Below is a listing; write it out exactly and drop any images from it.

◆ ◆ ◆ ◆ ◆ ◆ ◆

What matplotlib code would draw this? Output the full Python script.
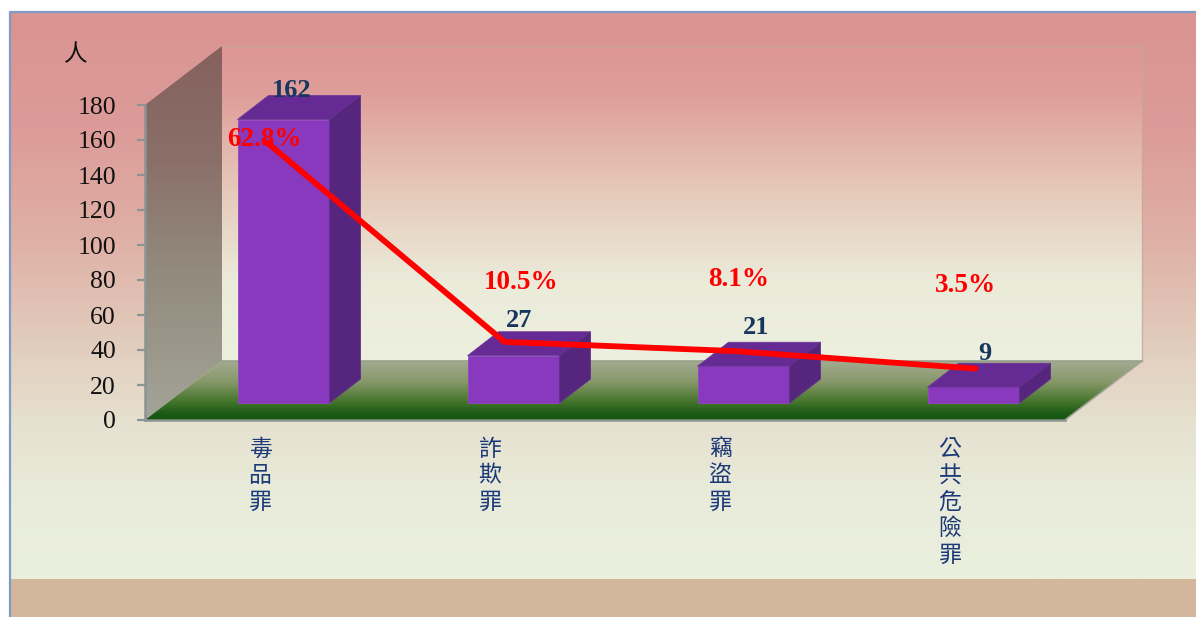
import numpy as np
import matplotlib
matplotlib.use('Agg')
import matplotlib.pyplot as plt
from matplotlib.colors import LinearSegmentedColormap
from matplotlib.patches import Polygon, Rectangle

categories = ['毒品罪', '詐欺罪', '竊盜罪', '公共危險罪']
counts = [162, 27, 21, 9]
shares = [62.8, 10.5, 8.1, 3.5]
share_labels = ['62.8%', '10.5%', '8.1%', '3.5%']
y_ticks = [0, 20, 40, 60, 80, 100, 120, 140, 160, 180]

W, H = 1196, 617
SERIF = 'Liberation Serif'
CJK = 'Noto Sans CJK TC'


def vgrad(ax, extent, stops, zorder, clip=None):
    cmap = LinearSegmentedColormap.from_list('g', stops)
    img = ax.imshow(np.linspace(0, 1, 256).reshape(-1, 1), cmap=cmap, extent=extent,
                    aspect='auto', origin='upper', zorder=zorder, interpolation='bilinear')
    if clip is not None:
        img.set_clip_box(fig.bbox)
        img.set_clip_path(clip)
    return img


fig = plt.figure(figsize=(W / 100, H / 100), dpi=100, facecolor='white')

# slide background, in pixels
bg = fig.add_axes([0, 0, 1, 1])
bg.set_xlim(0, W)
bg.set_ylim(H, 0)
bg.axis('off')
vgrad(bg, (10, W, 579, 12), [(0, '#da9492'), (0.2, '#dc9b98'), (0.4, '#dfb0a6'), (0.58, '#e2ccbc'),
                             (0.72, '#e6e0cf'), (0.86, '#e9ecdb'), (1, '#ebefde')], 1)
bg.add_patch(Rectangle((10, 579), W - 10, H - 579, color='#d3b69c', lw=0, zorder=2))
bg.plot([10, 10, W], [H, 12, 12], color='#7f9bc8', lw=1.6, zorder=3)
bg.set_xlim(0, W)
bg.set_ylim(H, 0)

# the plot's axes sit on the front edge of the 3D floor
ax = fig.add_axes([145 / W, 1 - 420 / H, 920 / W, 315 / H], zorder=2)
ax.patch.set_alpha(0)
x_pos = np.arange(len(categories))
ax.set_xlim(-0.5, 3.5)
ax.set_ylim(0, 180)
px_x = 4 / 920
px_y = 180 / 315

# chart box depth
dx = 77 * px_x
dy = 59 * px_y
x0, x1 = -0.5, 3.5
top = 180

wall = Polygon([(x0 + dx, dy), (x1 + dx, dy), (x1 + dx, top + dy), (x0 + dx, top + dy)],
               transform=ax.transData, fc='none', ec='none', clip_on=False, zorder=1.5)
ax.add_patch(wall)
vgrad(ax, (x0 + dx, x1 + dx, dy, top + dy), [(0, '#dc9694'), (0.15, '#df9e9a'), (0.45, '#e6c8b8'),
                                             (0.75, '#ebebda'), (1, '#edf0df')], 1, wall)
ax.plot([x0 + dx, x1 + dx, x1 + dx], [top + dy, top + dy, dy], color='#c2ab9f', lw=1, alpha=0.8,
        clip_on=False, zorder=1.6)

side = Polygon([(x0, 0), (x0 + dx, dy), (x0 + dx, top + dy), (x0, top)], transform=ax.transData,
               fc='none', ec='none', clip_on=False, zorder=2)
ax.add_patch(side)
vgrad(ax, (x0, x0 + dx, 0, top + dy), [(0, '#86605c'), (0.3, '#8a6f68'), (0.6, '#928a7c'),
                                       (1, '#a3a498')], 2, side)

floor = Polygon([(x0, 0), (x1, 0), (x1 + dx, dy), (x0 + dx, dy)], transform=ax.transData,
                fc='none', ec='none', clip_on=False, zorder=2)
ax.add_patch(floor)
vgrad(ax, (x0, x1 + dx, 0, dy), [(0, '#a3aa90'), (0.35, '#87986a'), (0.65, '#4d7a32'),
                                 (0.88, '#1d5c16'), (1, '#14520f')], 2, floor)
ax.plot([x1, x1 + dx], [0, dy], color='#a3a498', lw=1.2, clip_on=False, zorder=2.5)
ax.plot([x0 + dx, x1 + dx], [dy, dy], color='#98a08c', lw=1.2, clip_on=False, zorder=2.5)
ax.set_xlim(-0.5, 3.5)
ax.set_ylim(0, 180)

# bars stand inside the floor
bar_w = 92 * px_x
bx = 23.5 * px_x
by = 17 * px_y
bd_x = 31 * px_x
bd_y = 24 * px_y
ax.bar(x_pos + bx, counts, width=bar_w, bottom=by, color='#8839be', edgecolor='#8f49c0', lw=0.6,
       zorder=3, clip_on=False)
for x, v in zip(x_pos, counts):
    l = x + bx - bar_w / 2
    r = x + bx + bar_w / 2
    t = by + v
    ax.add_patch(Polygon([(l, t), (r, t), (r + bd_x, t + bd_y), (l + bd_x, t + bd_y)], fc='#662a94',
                         ec='#6e3a98', lw=0.6, clip_on=False, zorder=3))
    ax.add_patch(Polygon([(r, by), (r + bd_x, by + bd_y), (r + bd_x, t + bd_y), (r, t)], fc='#56267e',
                         ec='#5e3484', lw=0.6, clip_on=False, zorder=3))

count_off = [(32, 46), (29, 52), (36, 56), (35, 51)]
for x, v, off in zip(x_pos, counts, count_off):
    ax.annotate(str(v), (x, v), xytext=off, textcoords='offset pixels', ha='center', va='center',
                fontfamily=SERIF, fontweight='bold', fontsize=19, color='#17375e', zorder=6,
                annotation_clip=False)

ax.set_yticks(y_ticks)
ax.set_yticklabels([str(v) for v in y_ticks], fontfamily=SERIF, fontsize=18.5, color='#111111')
ax.tick_params(axis='y', length=5.8, width=1.6, color='#8a9490', pad=15)
ax.set_xticks(x_pos)
ax.set_xticklabels(['\n'.join(c) for c in categories], fontfamily=CJK, fontsize=16.5, color='#1c3a78',
                   linespacing=1.19)
ax.tick_params(axis='x', length=0, pad=13)
for s in ['top', 'right']:
    ax.spines[s].set_visible(False)
for s in ['left', 'bottom']:
    ax.spines[s].set_color('#8a9490')
    ax.spines[s].set_linewidth(1.8)
    ax.spines[s].set_zorder(4)

ax.text(76, 55, '人', transform=bg.transData, fontfamily=CJK, fontsize=17, color='#111111',
        ha='center', va='center', zorder=6)

# share line is on its own hidden scale, 0% sits 38 px above the axis
ax2 = ax.twinx()
ax2.patch.set_alpha(0)
px_per_pct = 3.82
ax2.set_ylim(-38 / px_per_pct, (315 - 38) / px_per_pct)
ax2.axis('off')
line_off = np.array([-17, -9, -9, 2]) + 23.5
line_x = x_pos + line_off * px_x
ax2.plot(line_x, shares, color='#ff0000', lw=4.2, solid_capstyle='round', solid_joinstyle='round',
         zorder=5, clip_on=False)
share_off = [(-2, 3), (17, 59), (4, 72), (-10, 83)]
for x, p, lab, off in zip(line_x, shares, share_labels, share_off):
    ax2.annotate(lab, (x, p), xytext=off, textcoords='offset pixels', ha='center', va='center',
                 fontfamily=SERIF, fontweight='bold', fontsize=19.5, color='#ff0000', zorder=6,
                 annotation_clip=False)

fig.savefig('out.png', dpi=100)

◆ ◆ ◆ ◆ ◆ ◆ ◆

■ RESULT OF THIS TASK ■
What matplotlib code would draw this? Output the full Python script.
import numpy as np
import matplotlib
matplotlib.use('Agg')
import matplotlib.pyplot as plt
from matplotlib.colors import LinearSegmentedColormap
from matplotlib.patches import Polygon, Rectangle

categories = ['毒品罪', '詐欺罪', '竊盜罪', '公共危險罪']
counts = [162, 27, 21, 9]
shares = [62.8, 10.5, 8.1, 3.5]
share_labels = ['62.8%', '10.5%', '8.1%', '3.5%']
y_ticks = [0, 20, 40, 60, 80, 100, 120, 140, 160, 180]

W, H = 1196, 617
SERIF = 'Liberation Serif'
CJK = 'Noto Sans CJK TC'


def vgrad(ax, extent, stops, zorder, clip=None):
    cmap = LinearSegmentedColormap.from_list('g', stops)
    img = ax.imshow(np.linspace(0, 1, 256).reshape(-1, 1), cmap=cmap, extent=extent,
                    aspect='auto', origin='upper', zorder=zorder, interpolation='bilinear')
    if clip is not None:
        img.set_clip_box(fig.bbox)
        img.set_clip_path(clip)
    return img


fig = plt.figure(figsize=(W / 100, H / 100), dpi=100, facecolor='white')

# slide background, in pixels
bg = fig.add_axes([0, 0, 1, 1])
bg.set_xlim(0, W)
bg.set_ylim(H, 0)
bg.axis('off')
vgrad(bg, (10, W, 579, 12), [(0, '#da9492'), (0.2, '#dc9b98'), (0.4, '#dfb0a6'), (0.58, '#e2ccbc'),
                             (0.72, '#e6e0cf'), (0.86, '#e9ecdb'), (1, '#ebefde')], 1)
bg.add_patch(Rectangle((10, 579), W - 10, H - 579, color='#d3b69c', lw=0, zorder=2))
bg.plot([10, 10, W], [H, 12, 12], color='#7f9bc8', lw=1.6, zorder=3)
bg.set_xlim(0, W)
bg.set_ylim(H, 0)

# the plot's axes sit on the front edge of the 3D floor
ax = fig.add_axes([145 / W, 1 - 420 / H, 920 / W, 315 / H], zorder=2)
ax.patch.set_alpha(0)
x_pos = np.arange(len(categories))
ax.set_xlim(-0.5, 3.5)
ax.set_ylim(0, 180)
px_x = 4 / 920
px_y = 180 / 315

# chart box depth
dx = 77 * px_x
dy = 59 * px_y
x0, x1 = -0.5, 3.5
top = 180

wall = Polygon([(x0 + dx, dy), (x1 + dx, dy), (x1 + dx, top + dy), (x0 + dx, top + dy)],
               transform=ax.transData, fc='none', ec='none', clip_on=False, zorder=1.5)
ax.add_patch(wall)
vgrad(ax, (x0 + dx, x1 + dx, dy, top + dy), [(0, '#dc9694'), (0.15, '#df9e9a'), (0.45, '#e6c8b8'),
                                             (0.75, '#ebebda'), (1, '#edf0df')], 1, wall)
ax.plot([x0 + dx, x1 + dx, x1 + dx], [top + dy, top + dy, dy], color='#c2ab9f', lw=1, alpha=0.8,
        clip_on=False, zorder=1.6)

side = Polygon([(x0, 0), (x0 + dx, dy), (x0 + dx, top + dy), (x0, top)], transform=ax.transData,
               fc='none', ec='none', clip_on=False, zorder=2)
ax.add_patch(side)
vgrad(ax, (x0, x0 + dx, 0, top + dy), [(0, '#86605c'), (0.3, '#8a6f68'), (0.6, '#928a7c'),
                                       (1, '#a3a498')], 2, side)

floor = Polygon([(x0, 0), (x1, 0), (x1 + dx, dy), (x0 + dx, dy)], transform=ax.transData,
                fc='none', ec='none', clip_on=False, zorder=2)
ax.add_patch(floor)
vgrad(ax, (x0, x1 + dx, 0, dy), [(0, '#a3aa90'), (0.35, '#87986a'), (0.65, '#4d7a32'),
                                 (0.88, '#1d5c16'), (1, '#14520f')], 2, floor)
ax.plot([x1, x1 + dx], [0, dy], color='#a3a498', lw=1.2, clip_on=False, zorder=2.5)
ax.plot([x0 + dx, x1 + dx], [dy, dy], color='#98a08c', lw=1.2, clip_on=False, zorder=2.5)
ax.set_xlim(-0.5, 3.5)
ax.set_ylim(0, 180)

# bars stand inside the floor
bar_w = 92 * px_x
bx = 23.5 * px_x
by = 17 * px_y
bd_x = 31 * px_x
bd_y = 24 * px_y
ax.bar(x_pos + bx, counts, width=bar_w, bottom=by, color='#8839be', edgecolor='#8f49c0', lw=0.6,
       zorder=3, clip_on=False)
for x, v in zip(x_pos, counts):
    l = x + bx - bar_w / 2
    r = x + bx + bar_w / 2
    t = by + v
    ax.add_patch(Polygon([(l, t), (r, t), (r + bd_x, t + bd_y), (l + bd_x, t + bd_y)], fc='#662a94',
                         ec='#6e3a98', lw=0.6, clip_on=False, zorder=3))
    ax.add_patch(Polygon([(r, by), (r + bd_x, by + bd_y), (r + bd_x, t + bd_y), (r, t)], fc='#56267e',
                         ec='#5e3484', lw=0.6, clip_on=False, zorder=3))

count_off = [(32, 46), (29, 52), (36, 56), (35, 51)]
for x, v, off in zip(x_pos, counts, count_off):
    ax.annotate(str(v), (x, v), xytext=off, textcoords='offset pixels', ha='center', va='center',
                fontfamily=SERIF, fontweight='bold', fontsize=19, color='#17375e', zorder=6,
                annotation_clip=False)

ax.set_yticks(y_ticks)
ax.set_yticklabels([str(v) for v in y_ticks], fontfamily=SERIF, fontsize=18.5, color='#111111')
ax.tick_params(axis='y', length=5.8, width=1.6, color='#8a9490', pad=15)
ax.set_xticks(x_pos)
ax.set_xticklabels(['\n'.join(c) for c in categories], fontfamily=CJK, fontsize=16.5, color='#1c3a78',
                   linespacing=1.19)
ax.tick_params(axis='x', length=0, pad=13)
for s in ['top', 'right']:
    ax.spines[s].set_visible(False)
for s in ['left', 'bottom']:
    ax.spines[s].set_color('#8a9490')
    ax.spines[s].set_linewidth(1.8)
    ax.spines[s].set_zorder(4)

ax.text(76, 55, '人', transform=bg.transData, fontfamily=CJK, fontsize=17, color='#111111',
        ha='center', va='center', zorder=6)

# share line is on its own hidden scale, 0% sits 38 px above the axis
ax2 = ax.twinx()
ax2.patch.set_alpha(0)
px_per_pct = 3.82
ax2.set_ylim(-38 / px_per_pct, (315 - 38) / px_per_pct)
ax2.axis('off')
line_off = np.array([-17, -9, -9, 2]) + 23.5
line_x = x_pos + line_off * px_x
ax2.plot(line_x, shares, color='#ff0000', lw=4.2, solid_capstyle='round', solid_joinstyle='round',
         zorder=5, clip_on=False)
share_off = [(-2, 3), (17, 59), (4, 72), (-10, 83)]
for x, p, lab, off in zip(line_x, shares, share_labels, share_off):
    ax2.annotate(lab, (x, p), xytext=off, textcoords='offset pixels', ha='center', va='center',
                 fontfamily=SERIF, fontweight='bold', fontsize=19.5, color='#ff0000', zorder=6,
                 annotation_clip=False)

fig.savefig('out.png', dpi=100)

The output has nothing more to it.